How Selling Expert Services is Like a Game of Baseball

by

Wrigley Field

Wrigley Field

Matt Ulrich loved living in the shadow of Wrigley Field. “With eighty-one home games, it always smelled like popcorn and hot dogs. I loved that. On game day, you’d hear the bucket boys playing five-gallon drums for tips and neighbors hawking their parking spots to the highest bidder. It was like a carnival all the time.” A former professional football player, Matt confesses he finds the actual game of baseball a little slow. “I’m just saying…,” he says with a boyish grin. “But that’s why it was so great to live next to Wrigley. I’d turn on the TV and, with the seven-second broadcast delay, the crowd would tell me when to pay attention to the game. Thirty-thousand people would explode, I’d set down what I was doing, look up at the screen and catch every big play.”

Rounding the Bases

Matt tracks business development like it’s baseball. “The game is pretty simple. You’re at bat and the trick is to round the bases. Think of BD baseball as a series of bases you are trying to cross.”

Home plate—You’re ready but haven’t done much to make new friends.

First base—You’ve had the first call, and you’ve been introduced.

Second base—You’ve begun to understand the challenges of the people you are trying to help.

Third base—You’ve scoped a project and made a proposal on how you can help.

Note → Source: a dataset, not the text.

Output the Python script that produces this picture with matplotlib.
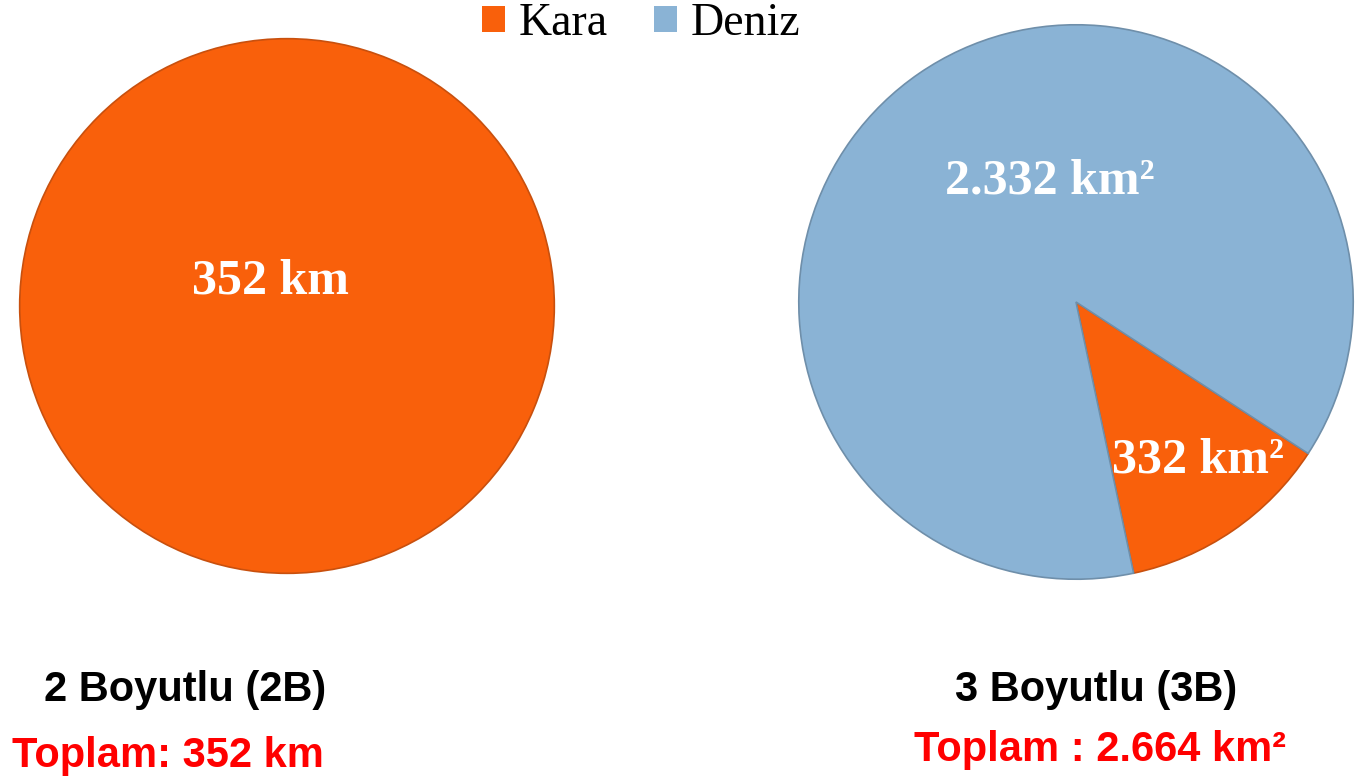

Home run—You’ve overcome outside factors like timing, budgets and stakeholder buy-in and work is sold.

Main Takeaways

I love the simple elegance of this model. Who can’t relate to pushing from first to second? Here are my main takeaways after talking with Matt:

  1. A series of singles: Matt says the single biggest mistake he sees in would-be business developers is they get up to bat and want to hit it out of the park when the surer strategy is to systematically load the bases, advance prospects from one base to another, and work runners in one play at a time. When it comes to building the relationships off of which expert services are sold, patience is a virtue.
  2. Keep score: Good business developers track what they do. If you are reaching out diligently, trying to make new friends, the details of any given relationship quickly outstrip your brain’s ability to remember them. That’s where putting outreach into buckets helps. It also helps in directing your attention to where it is best put to use. “I’ve got five relationships on third base, fifteen on second, but only one on first. I need to get back out there and introduce myself to people I don’t now know.”
  3. Leadoff of second: Align your tactics with the relative maturity of a relationship. If you meet someone for the first time, it is probably too soon to offer to fly across the country and present to their board. Better to set up a thirty-minute introductory call. If you have had several good substantive conversations with someone inside of an organization, it is okay to say, “Who else in the organization should I be speaking with?”
  4. Rounding the bases: Good business developers are not only digging hard to get to first or second but are also, eyes up, looking and thinking about how to get to the next base. If you had a great initial call, do you end the call by saying, “It was nice to meet you. Thank you for your time. Give us a call if we can ever be of assistance.”? Or, are you saying, “It was great to meet you. Maybe by way of a next step, I’ll send you a couple of case studies of work we have done. Why don’t look at them and let’s chat again in two weeks. What would be a good day to connect?”